The Spamotomy review, apparently, is the result of an extensive week-long evaluation involving the processing of thousands of email messages, including more than a thousand junk mail messages. InBoxer was effective right from the start, according to the Spamotomy review. At the end of a week, InBoxer removed 96.5% of all spam with a 0.07% false positive rating. That’s not bad, though it’s not as good as POPFile has achieved over a longer period.
A possible downside: InBoxer only works with Microsoft Outlook. The product has a list price of $24.95.
This is not new, but worth passing on to those folk that would like to understand spam a bit better. Spam is a pain for all of us, and it’s not likely to get better. But the more we understand it, the more we can do something about it. If you think it’s just a bunch of sleazy guys who don’t know about computers and don’t know how much damage they cause, read this. It’s a PDF Acrobat file version of the presentation by one John Graham-Cumming, who designed the free POPFile spam filter I use and rave about every chance I get.
John goes into fascinating detail about the tricks spammers use, which helps us realise a couple of things:
1) These spammers are smart, or have smart people working for them;
2) Spamming is not going to go away, and spam filters are going to have to get smarter to keep up;
3) It may be worth splashing out on spam filter software if you’re a big company, but if you’re an individual, you may well be better off using POPFile and doing what you can to support folk like John, who are as close to the cutting edge of anti-spam design as anyone. (If you really like his work, buy some of his stuff.)
I don’t feel like I’ve passed on anything about spam for at least half an hour so here goes. ActiveState, “the leader in enterprise email management software”, has released an ActiveState Field Guide to Spam, which details advanced tricks used by spammers to hide their messages from spam filters.
Regular readers of this blog — or folk who spend their weekends inspecting spam — will be familiar with most of these tricks, but it’s an education nonetheless. However, I am beginning to think that however clever spammers are, there’s a point beyond which it’s just not worth the effort for them. That’s when we all get Bayesian filters running and tune them. The only spam I worry about these days are press releases like this one from ActiveState. I swear it’s taken me longer to find the right link to their website than it would be to clean the one or two bits of spam that get past by my spamblocker (POPFile, in case you haven’t been paying attention). Or am I missing something?

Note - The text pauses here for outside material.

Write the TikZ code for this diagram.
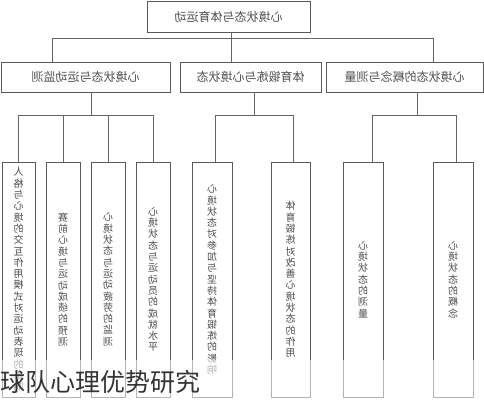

A few weeks back I reported on the revival of Calypso, an excellent email program, by the folks at Rose City Software. Their rechristened Courier does everything Calypso did, but it’s got one or two features that may help tip the balance for those of you not sure it’s worth the hassle switching. My favourite feature is its integration with POPFile, which, coincidentally, is my spam filter of choice (and now 99.18% accurate, I’m glad to report.) Anyway, this is the neat bit: Courier allows you to reclassify email that POPFile may have got wrong — marking it as spam, for example, instead of legit email) just be rightclicking on the email in question. Superb.
One gripe for Rose City: Can we have better icons? I can’t see the yellow envelope in the system tray, especially after a couple of beers.